職場でマスクを着用しない人がいると、従業員から「あの人にマスクを着用させてほしい」「会社から注意してほしい」等の要望が挙がるでしょう。会社は、前述の安全配慮義務の観点から、従業員に対し、勤務中のマスク着用を促すことになりますが、同時に「なぜマスクを着用しないのか」にも目を向ける必要があります。
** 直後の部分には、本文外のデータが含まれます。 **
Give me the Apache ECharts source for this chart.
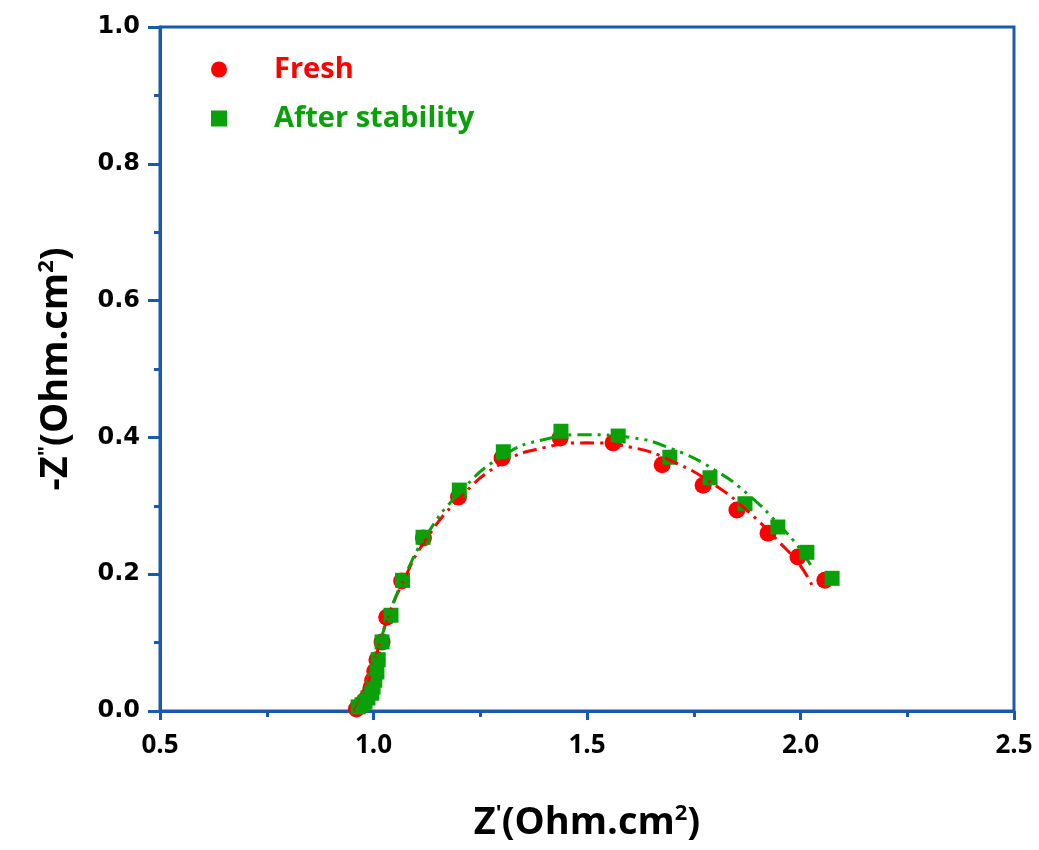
<!DOCTYPE html>
<html>
<head>
<meta charset="utf-8">
<script src="https://cdn.jsdelivr.net/npm/echarts@6/dist/echarts.min.js"></script>
<style>
  html, body { margin: 0; padding: 0; background: #fff; }
  #chart { width: 1039px; height: 850px; }
</style>
</head>
<body>
<div id="chart"></div>
<script>
// measured points, [Z', -Z'']
var freshPts = [
  [0.960, 0.003], [0.968, 0.007], [0.975, 0.012], [0.983, 0.018], [0.990, 0.025],
  [0.994, 0.034], [0.998, 0.045], [1.003, 0.058], [1.008, 0.075], [1.020, 0.101],
  [1.031, 0.137], [1.066, 0.190], [1.117, 0.253], [1.199, 0.313], [1.301, 0.370],
  [1.437, 0.399], [1.561, 0.392], [1.676, 0.360], [1.772, 0.330], [1.851, 0.294],
  [1.924, 0.260], [1.994, 0.225], [2.057, 0.191]
];
var stablePts = [
  [0.964, 0.006], [0.973, 0.009], [0.980, 0.013], [0.987, 0.019], [0.996, 0.026],
  [0.999, 0.035], [1.003, 0.045], [1.008, 0.057], [1.011, 0.075], [1.020, 0.101],
  [1.041, 0.140], [1.068, 0.191], [1.116, 0.254], [1.201, 0.323], [1.304, 0.379],
  [1.439, 0.409], [1.573, 0.402], [1.694, 0.371], [1.788, 0.341], [1.870, 0.303],
  [1.947, 0.269], [2.015, 0.232], [2.074, 0.194]
];
// fitted curves
var freshFit = [
  [0.955, 0.000], [0.980, 0.030], [1.000, 0.068], [1.030, 0.130], [1.070, 0.190],
  [1.120, 0.248], [1.200, 0.310], [1.300, 0.362], [1.400, 0.385], [1.500, 0.392],
  [1.600, 0.386], [1.700, 0.365], [1.800, 0.330], [1.880, 0.290], [1.950, 0.247],
  [2.000, 0.212], [2.029, 0.181]
];
var stableFit = [
  [0.958, 0.000], [0.982, 0.032], [1.002, 0.070], [1.032, 0.133], [1.072, 0.195],
  [1.122, 0.255], [1.200, 0.318], [1.300, 0.372], [1.400, 0.397], [1.500, 0.404],
  [1.600, 0.400], [1.700, 0.383], [1.800, 0.352], [1.880, 0.315], [1.950, 0.272],
  [2.000, 0.236], [2.030, 0.206]
];
var xTicks = { min: 0.5, max: 2.5, step: 0.5 };
var yTicks = { min: 0, max: 1.0, step: 0.2 };

var blue = '#1a5aad';
var red = '#ff0000';
var green = '#0aa00a';

var titleStyle = {
  fontFamily: 'Open Sans', fontWeight: 'bold', fontSize: 38, color: '#000',
  rich: {
    sup: {
      fontFamily: 'Open Sans', fontWeight: 'bold', fontSize: 22, color: '#000',
      verticalAlign: 'top', padding: [0, 0, 18, 0]
    }
  }
};

var chart = echarts.init(document.getElementById('chart'));
chart.setOption({
  animation: false,
  grid: {
    left: 160, right: 25, top: 27, bottom: 139,
    show: true, borderColor: blue, borderWidth: 3
  },
  legend: {
    orient: 'vertical',
    left: 206, top: 50,
    itemWidth: 16, itemHeight: 16,
    itemGap: 20,
    data: [
      { name: 'Fresh', icon: 'circle', textStyle: { color: red } },
      { name: 'After stability', icon: 'rect', itemStyle: { color: green },
        textStyle: { color: green } }
    ],
    textStyle: {
      fontFamily: 'Open Sans', fontWeight: 'bold', fontSize: 29,
      padding: [0, 0, 0, 42]
    }
  },
  xAxis: {
    type: 'value',
    min: xTicks.min, max: xTicks.max, interval: xTicks.step,
    name: "Z{sup|'}(Ohm.cm{sup|2})",
    nameLocation: 'middle', nameGap: 92,
    nameTextStyle: titleStyle,
    axisLine: { show: true, lineStyle: { color: blue, width: 3 } },
    axisTick: { show: true, inside: false, length: 9, lineStyle: { color: blue, width: 3 } },
    minorTick: { show: true, splitNumber: 2, length: 6, lineStyle: { color: blue, width: 3 } },
    splitLine: { show: false },
    axisLabel: {
      fontFamily: 'Open Sans', fontWeight: 'bold', fontSize: 26, color: '#000', margin: 22,
      formatter: function (v) { return v.toFixed(1); }
    }
  },
  yAxis: {
    type: 'value',
    min: yTicks.min, max: yTicks.max, interval: yTicks.step,
    name: '-Z{sup|"}(Ohm.cm{sup|2})',
    nameLocation: 'middle', nameGap: 84, nameRotate: 90,
    nameTextStyle: titleStyle,
    axisLine: { show: true, lineStyle: { color: blue, width: 3 } },
    axisTick: { show: true, inside: false, length: 12, lineStyle: { color: blue, width: 3 } },
    minorTick: { show: true, splitNumber: 2, length: 6, lineStyle: { color: blue, width: 3 } },
    splitLine: { show: false },
    axisLabel: {
      fontFamily: 'DejaVu Sans', fontWeight: 'bold', fontSize: 24, color: '#000', margin: 20,
      formatter: function (v) { return v.toFixed(1); }
    }
  },
  series: [
    {
      name: 'Fresh', type: 'scatter', data: freshPts,
      symbol: 'circle', symbolSize: 17,
      itemStyle: { color: red, opacity: 1 }, z: 2
    },
    {
      name: 'After stability', type: 'scatter', data: stablePts,
      symbol: 'rect', symbolSize: 15,
      itemStyle: { color: green, opacity: 1 }, z: 3
    },
    {
      name: 'Fresh fit', type: 'line', data: freshFit, smooth: true,
      showSymbol: false, symbol: 'none', z: 4,
      lineStyle: { color: red, width: 3, type: [14, 6, 3, 6] }
    },
    {
      name: 'After stability fit', type: 'line', data: stableFit, smooth: true,
      showSymbol: false, symbol: 'none', z: 5,
      lineStyle: { color: green, width: 3, type: [14, 6, 3, 6, 3, 6] }
    }
  ]
});
</script>
</body>
</html>
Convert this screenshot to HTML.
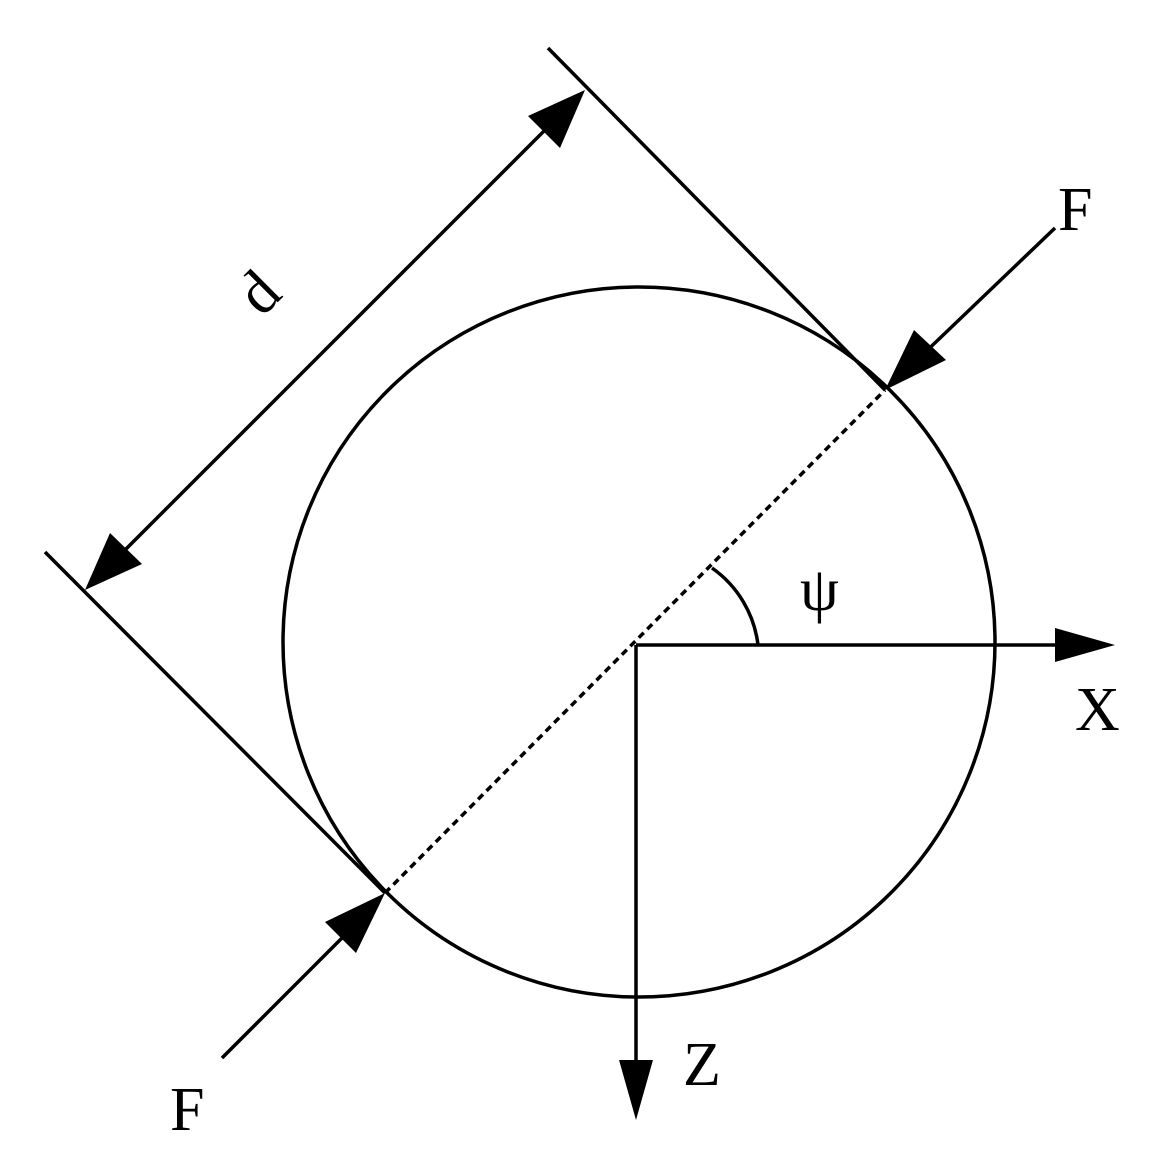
<!DOCTYPE html>
<html><head><meta charset="utf-8"><style>
html,body{margin:0;padding:0;background:#fff;}
svg{display:block;}
text{font-family:"Liberation Serif",serif;font-size:62px;fill:#000;}
</style></head><body>
<svg width="1171" height="1165" viewBox="0 0 1171 1165" xmlns="http://www.w3.org/2000/svg">
<g stroke="#000" stroke-width="3.5" fill="none">
<ellipse cx="639" cy="642" rx="356" ry="355"/>
<line x1="548" y1="48" x2="885" y2="390"/>
<line x1="45" y1="552" x2="385" y2="893"/>
<line x1="385" y1="893" x2="885" y2="390" stroke-dasharray="7,5"/>
<line x1="115" y1="560" x2="555" y2="120"/>
<line x1="1055" y1="228" x2="915" y2="362"/>
<line x1="222" y1="1058" x2="358" y2="922"/>
<line x1="636" y1="645" x2="1070" y2="645"/>
<line x1="636" y1="645" x2="636" y2="1075"/>
<path d="M712,568 A110,110 0 0 1 758,645"/>
</g>
<g fill="#000">
<polygon points="585,90 560,148 528,116"/>
<polygon points="85,590 142,564 110,533"/>
<polygon points="885,390 946,360 914,330"/>
<polygon points="385,893 325,922 356,953"/>
<polygon points="1115,645 1055,628 1055,662"/>
<polygon points="636,1120 619,1060 653,1060"/>
</g>
<text x="1058" y="230">F</text>
<text x="170" y="1130">F</text>
<text x="1075" y="730">X</text>
<text x="683" y="1085">Z</text>
<text x="800" y="610">ψ</text>
<text x="0" y="0" transform="translate(262,318) rotate(-45)">d</text>
</svg>
</body></html>
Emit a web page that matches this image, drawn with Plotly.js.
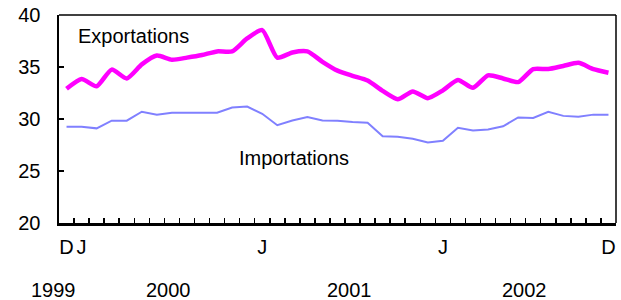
<!DOCTYPE html>
<html>
<head>
<meta charset="utf-8">
<script src="https://cdn.plot.ly/plotly-3.0.1.min.js"></script>
<style>html,body{margin:0;padding:0;background:#fff;}#chart{width:621px;height:300px;}</style>
</head>
<body>
<div id="chart"></div>
<script>
// Monthly index 0 = Dec 1999 ... 36 = Dec 2002
var months = [0,1,2,3,4,5,6,7,8,9,10,11,12,13,14,15,16,17,18,19,20,21,22,23,24,25,26,27,28,29,30,31,32,33,34,35,36];
var exportations = [32.9,33.85,33.15,34.75,33.9,35.25,36.1,35.7,35.9,36.15,36.5,36.5,37.75,38.55,35.9,36.4,36.5,35.5,34.65,34.15,33.7,32.7,31.9,32.65,32.0,32.75,33.75,33.0,34.2,33.9,33.55,34.8,34.8,35.1,35.4,34.8,34.45];
var importations = [29.26,29.26,29.1,29.84,29.84,30.7,30.4,30.6,30.6,30.6,30.6,31.1,31.2,30.5,29.4,29.85,30.2,29.85,29.84,29.7,29.65,28.35,28.3,28.1,27.75,27.9,29.15,28.9,29.0,29.3,30.15,30.1,30.7,30.3,30.22,30.42,30.42];
var monthTickVals = [0,1,13,25,36];
var monthTickText = ['D','J','J','J','D'];
var yearLabels = ['1999','2000','2001','2002'];
var yearPos = [-0.85,6.8,18.8,30.4];
var yTickVals = [20,25,30,35,40];
var seriesNames = ['Exportations','Importations'];
var seriesLabelPos = [[4.45,37.98],[15.1,26.25]];

var xRange = [-0.5, 36.5];
var boundaries = [];
for (var i = 0; i < months.length - 1; i++) boundaries.push(months[i] + 0.5);

var font = 'Liberation Sans, Arial, sans-serif';
var fs = 20;
var traces = [
  {x: months, y: importations, type: 'scatter', mode: 'lines', line: {color: '#8080ff', width: 2}, hoverinfo: 'none'},
  {x: months, y: exportations, type: 'scatter', mode: 'lines', line: {color: '#ff00ff', width: 4.5, shape: 'spline', smoothing: 0.6}, hoverinfo: 'none'},
  {x: [0], y: [null], xaxis: 'x2', type: 'scatter', mode: 'none', hoverinfo: 'none'}
];

function toPaper(v){ return (v - xRange[0]) / (xRange[1] - xRange[0]); }

var annotations = [];
yearLabels.forEach(function(t, k){
  annotations.push({x: toPaper(yearPos[k]), y: 0, xref: 'paper', yref: 'paper', yshift: -67, text: t, showarrow: false, font: {family: font, size: fs, color: '#000'}, xanchor: 'center', yanchor: 'middle'});
});
seriesNames.forEach(function(t, k){
  annotations.push({x: seriesLabelPos[k][0], y: seriesLabelPos[k][1], xref: 'x', yref: 'y', text: t, showarrow: false, font: {family: font, size: fs, color: '#000'}, xanchor: 'center', yanchor: 'middle'});
});

var layout = {
  width: 621, height: 300,
  margin: {l: 59, r: 5, t: 15, b: 77},
  paper_bgcolor: '#fff', plot_bgcolor: '#fff',
  showlegend: false,
  font: {family: font, size: fs, color: '#000'},
  xaxis: {
    range: xRange, showgrid: false, zeroline: false,
    showline: true, linecolor: '#000', linewidth: 2.5,
    tickmode: 'array', tickvals: boundaries,
    ticks: 'inside', ticklen: 5, tickwidth: 1.5, tickcolor: '#000',
    showticklabels: false
  },
  xaxis2: {
    overlaying: 'x', anchor: 'y', side: 'bottom',
    range: xRange, showgrid: false, zeroline: false, showline: false,
    tickmode: 'array', tickvals: monthTickVals, ticktext: monthTickText,
    ticks: '', ticklabelstandoff: 10,
    tickfont: {family: font, size: fs, color: '#000'}
  },
  yaxis: {
    range: [20, 40], showgrid: false, zeroline: false,
    showline: true, linecolor: '#000', linewidth: 2.5,
    tickmode: 'array', tickvals: yTickVals,
    ticks: 'inside', ticklen: 5, tickwidth: 1.5, tickcolor: '#000',
    ticklabelstandoff: 12,
    tickfont: {family: font, size: fs, color: '#000'}
  },
  shapes: [
    {type: 'line', xref: 'paper', yref: 'paper', x0: 0, x1: 1, y0: 1, y1: 1, line: {color: '#000', width: 1.5}},
    {type: 'line', xref: 'paper', yref: 'paper', x0: 1, x1: 1, y0: 0, y1: 1, line: {color: '#000', width: 1.5}}
  ],
  annotations: annotations
};

Plotly.newPlot('chart', traces, layout, {staticPlot: true, displayModeBar: false});
</script>
</body>
</html>
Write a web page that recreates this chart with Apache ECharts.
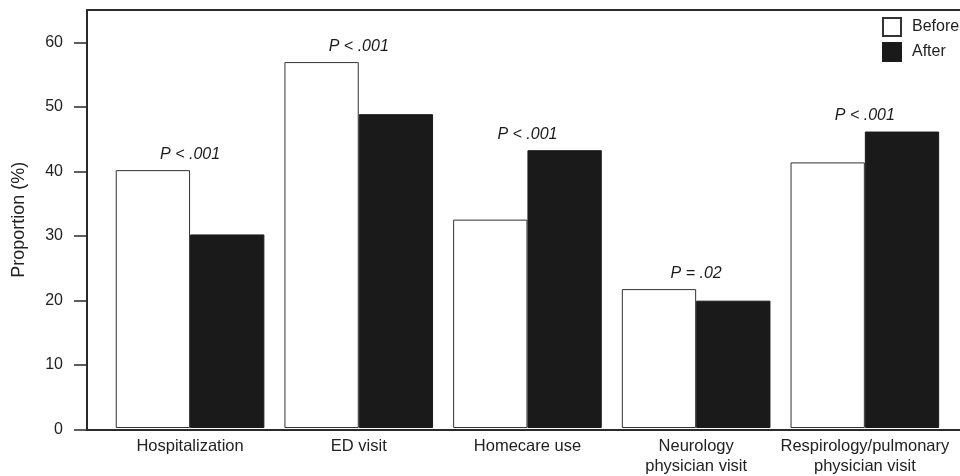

社労士あてに寄せられる労働相談では、「マスク未着用者に対する不安感」「マスク未着用者に適正な指導をしない会社への不信感」といった事項が多くを占める中、マスク未着用者側から「会社にマスク着用を強要された」等の相反するお声を耳にすることもあります。後者においては、よくよくお話を伺ってみると「金銭的に余裕がなく、消耗品であるマスクの購入が難しい」「感覚過敏のためにマスクを着け続けることができない」といった、やむを得ないご事情を抱えるケースも少なくありません。もちろん、個人的に「コロナ対策にマスクなど無意味だ」と強く思われている方もいらっしゃいます。会社側から一方的に、「マスクを着用しなさい」「マスクを着用できないなら懲戒処分にする、解雇する」と言い放つことは不当な取扱いとなり得る他、労使紛争の火種ともなります。安心安全な職場環境の整備については、常に労使間で十分に話し合って取り組んでいくのが大原則であり、慎重な対応が求められます。

十分な話し合いを通じて、マスク未着用者への対応を検討しましょう

まずは従業員に対し、「なぜマスクを着用しないのか」をよく聞き取ります。そして、その理由に則した対処法を前向きに検討しましょう

マスクの購入が困難というのであれば、会社がマスク着用を指示する以上、職場にマスクを常備して誰もが着用できるような体制を整えておかなければならないでしょう。

また、感覚過敏やその他の症状・病気、もしくは個人的な心情によってどうしてもマスク着用が難しい場合には、テレワークで業務対応をさせる、席の配置を変更して人と距離をとる、業務内容を調整する等の対応が考えられます。もちろん、こうした対応について会社が一方的に命令するのではなく、マスク未着用者に対する他の従業員や取引先、顧客の感情を理解してもらうとともに、会社として安全配慮義務を担っていることにも触れながら、労使がしっかりと話し合いを重ね、双方にとって納得のいく落としどころを見出せるように努めます。

やむを得ず、マスク未着用の従業員の就業を拒否することとなる場合、会社には休業手当の支払いの可能性が生じます。このあたりは、休業命令に至った経緯が、労基法第26条の「使用者の責めに帰すべき事由」と照らし合わせてどう判断されるべきなのか等を中心に、専門家を交えて適切な取り扱いを検討する必要があります。